Most executives are prone to action. By the time many start to articulate a question, they already have an answer for it. But what is the problem that you’re trying to solve and what are the possible ways that you can go about doing it?

 

Yiorgos Mylonades, an Adjunct Professor of Strategic and International Management at London Business School, explains: “On my programs, I encourage and direct people to define problems and to then seek resolutions. Before they even start applying their ideas, I ask them to define the problem. They find that extremely hard. They have no problem understanding the five forces and applying the five forces in their chosen industry. They can do that with their eyes closed. But, asking them to think what is the problem for which all of that analysis might end up being useful, is something they find extremely hard.
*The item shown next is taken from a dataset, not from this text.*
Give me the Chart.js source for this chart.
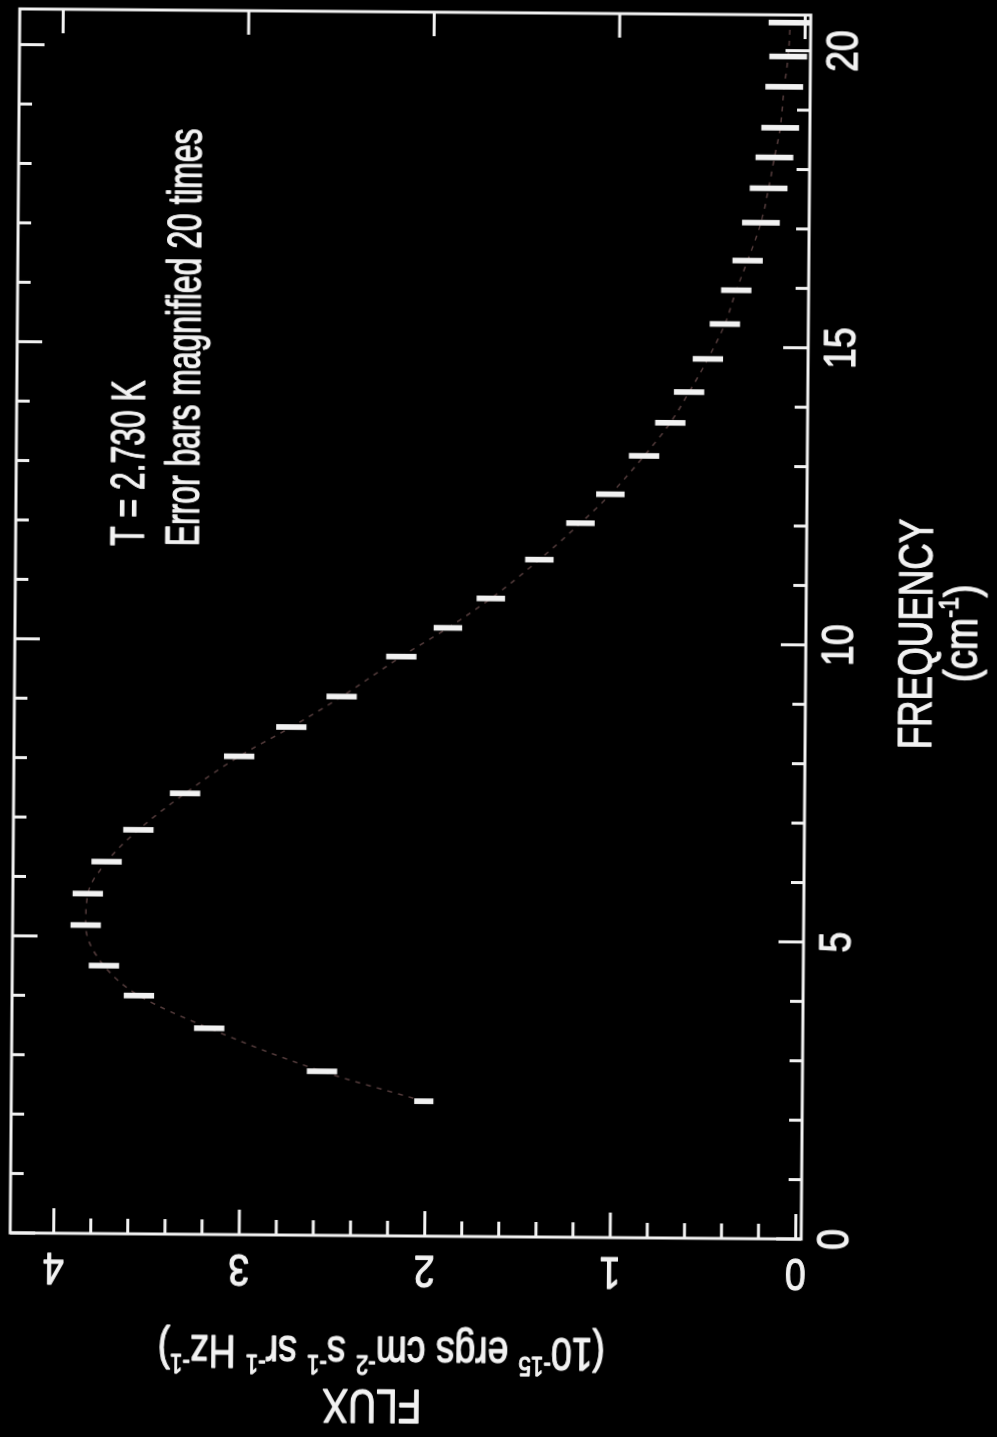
<!DOCTYPE html>
<html>
<head>
<meta charset="utf-8">
<script src="https://cdn.jsdelivr.net/npm/chart.js@4.4.0/dist/chart.umd.min.js"></script>
<style>
  html, body { margin: 0; padding: 0; background: #000; overflow: hidden; }
  #wrap { position: absolute; left: 0; top: 0; width: 997px; height: 1437px;
          transform-origin: 410px 623px; transform: rotate(0.45deg); }
  #spec { position: absolute; left: 0; top: 0; transform-origin: 0 0;
          transform: translate(0px, 1437px) rotate(-90deg); }
</style>
</head>
<body>
<div id="wrap"><canvas id="spec" width="1437" height="997"></canvas></div>
<script>
// frequency (cm^-1) of each measured point
var freq = [2.27, 2.76, 3.47, 4.01, 4.51, 5.19, 5.72, 6.26, 6.80, 7.42, 8.05,
            8.55, 9.07, 9.75, 10.24, 10.74, 11.40, 12.02, 12.51, 13.16, 13.72,
            14.24, 14.80, 15.39, 15.96, 16.46, 17.10, 17.68, 18.20, 18.70,
            19.39, 19.90, 20.47];
// flux, 10^-15 ergs cm^-2 s^-1 sr^-1 Hz^-1
var flux = [2.01, 2.56, 3.17, 3.55, 3.74, 3.84, 3.83, 3.73, 3.56, 3.31, 3.02,
            2.74, 2.47, 2.15, 1.90, 1.67, 1.41, 1.19, 1.03, 0.85, 0.71,
            0.61, 0.51, 0.42, 0.36, 0.30, 0.23, 0.19, 0.16, 0.13,
            0.11, 0.09, 0.08];
// half length of each (x20) error bar
var errs = [0.05, 0.08, 0.08, 0.08, 0.08, 0.08, 0.08, 0.08, 0.08, 0.08, 0.08,
            0.08, 0.08, 0.08, 0.075, 0.075, 0.075, 0.075, 0.075, 0.08, 0.08,
            0.08, 0.08, 0.08, 0.08, 0.08, 0.10, 0.10, 0.10, 0.10,
            0.10, 0.10, 0.115];

var freqTicks = [0, 5, 10, 15, 20];
var fluxTicks = [0, 1, 2, 3, 4];
var freqRange = [0, 20.6];
var fluxRange = [-0.03, 4.234];

var WHITE = '#f2f2f2';
var FAMILY = "'Liberation Sans', Arial, sans-serif";

// draws text made of plain and superscript pieces, squeezed by sx
function richText(ctx, segs, u, v, size, sx, rot, align) {
    ctx.save();
    ctx.translate(u, v);
    if (rot) ctx.rotate(rot);
    ctx.scale(sx, 1);
    var w = 0;
    segs.forEach(function (s) {
        ctx.font = (s.sup ? size * 0.6 : size) + 'px ' + FAMILY;
        s.w = ctx.measureText(s.t).width;
        w += s.w;
    });
    var x = align === 'left' ? 0 : -w / 2;
    ctx.fillStyle = WHITE;
    ctx.strokeStyle = WHITE;
    ctx.lineWidth = 1.2;
    ctx.lineJoin = 'round';
    ctx.textBaseline = 'alphabetic';
    ctx.textAlign = 'left';
    segs.forEach(function (s) {
        ctx.font = (s.sup ? size * 0.6 : size) + 'px ' + FAMILY;
        var y = s.sup ? -size * 0.42 : 0;
        ctx.fillText(s.t, x, y);
        ctx.strokeText(s.t, x, y);
        x += s.w;
    });
    ctx.restore();
}

var framePlugin = {
    id: 'frame',
    afterDraw: function (chart) {
        var ctx = chart.ctx, a = chart.chartArea;
        var xs = chart.scales.x, ys = chart.scales.y;
        ctx.save();
        ctx.strokeStyle = WHITE;
        ctx.lineWidth = 3;
        ctx.strokeRect(a.left, a.top, a.right - a.left, a.bottom - a.top);

        ctx.beginPath();
        for (var f = 0; f <= 20; f++) {
            var px = xs.getPixelForValue(f);
            var len = f % 5 === 0 ? 25 : 13;
            ctx.moveTo(px, a.bottom); ctx.lineTo(px, a.bottom - len);
            ctx.moveTo(px, a.top); ctx.lineTo(px, a.top + len);
        }
        for (var i = 0; i <= 20; i++) {
            var py = ys.getPixelForValue(i / 5);
            var major = i % 5 === 0;
            ctx.moveTo(a.left, py); ctx.lineTo(a.left + (major ? 25 : 15), py);
            if (major) { ctx.moveTo(a.right, py); ctx.lineTo(a.right - 24, py); }
        }
        ctx.stroke();
        ctx.restore();

        freqTicks.forEach(function (t) {
            richText(ctx, [{t: String(t)}], xs.getPixelForValue(t), 853, 44, 0.85, 0, 'center');
        });
        fluxTicks.forEach(function (t) {
            richText(ctx, [{t: String(t)}], 181, ys.getPixelForValue(t), 44, 0.85, -Math.PI / 2, 'center');
        });

        richText(ctx, [{t: 'FREQUENCY'}], 807, 932, 49, 0.75, 0, 'center');
        richText(ctx, [{t: '(cm'}, {t: '-1', sup: true}, {t: ')'}], 808, 977, 46, 0.84, 0, 'center');

        richText(ctx, [{t: 'FLUX'}], 47, 378, 49, 0.79, -Math.PI / 2, 'center');
        richText(ctx, [{t: '(10'}, {t: '-15', sup: true}, {t: ' ergs cm'}, {t: '-2', sup: true},
                       {t: ' s'}, {t: '-1', sup: true}, {t: ' sr'}, {t: '-1', sup: true},
                       {t: ' Hz'}, {t: '-1', sup: true}, {t: ')'}],
                 100, 387, 46, 0.81, -Math.PI / 2, 'center');

        richText(ctx, [{t: 'T = 2.730 K'}], 889, 142.5, 49, 0.65, 0, 'left');
        richText(ctx, [{t: 'Error bars magnified 20 times'}], 889, 198, 49, 0.65, 0, 'left');
    }
};

var fitPts = freq.map(function (f, i) { return {x: f, y: flux[i]}; });
var barPts = freq.map(function (f, i) { return {x: f, y: [flux[i] - errs[i], flux[i] + errs[i]]}; });

new Chart(document.getElementById('spec'), {
    type: 'bar',
    data: {
        datasets: [
            {
                type: 'bar',
                data: barPts,
                backgroundColor: WHITE,
                borderWidth: 0,
                barThickness: 5,
                grouped: false,
                order: 0
            },
            {
                type: 'line',
                data: fitPts,
                borderColor: 'rgba(105,75,75,0.8)',
                borderWidth: 1.5,
                borderDash: [5, 6],
                pointRadius: 0,
                cubicInterpolationMode: 'monotone',
                fill: false,
                order: 1
            }
        ]
    },
    options: {
        responsive: false,
        animation: false,
        events: [],
        layout: { padding: { top: 15, right: 12, left: 0, bottom: 0 } },
        plugins: { legend: { display: false }, tooltip: { enabled: false } },
        scales: {
            x: {
                type: 'linear', min: freqRange[0], max: freqRange[1], offset: false,
                ticks: { display: false }, grid: { display: false, offset: false }, border: { display: false },
                afterFit: function (s) { s.height = 191; }
            },
            y: {
                type: 'linear', min: fluxRange[0], max: fluxRange[1],
                ticks: { display: false }, grid: { display: false }, border: { display: false },
                afterFit: function (s) { s.width = 201; }
            }
        }
    },
    plugins: [framePlugin]
});
</script>
</body>
</html>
And then, at the end I ask them, “Now that you’ve done all of this analysis, how can you help address the question you set at the beginning? What recommendations would you provide to this company?”

 

Problem solving has universal applicability that goes beyond the executive classroom. As the Chinese saying goes, every grand accomplishment seems at first impossible. Conversely, just getting started on a problem, the Greeks claim, is halfway to solving it. It is hard, though, to get started in problem solving when our tools do not take the social reality of the problem-solving process into account. The sooner we can arrive at a common understanding for problem-solving - one that involves people - the more value we can help unlock.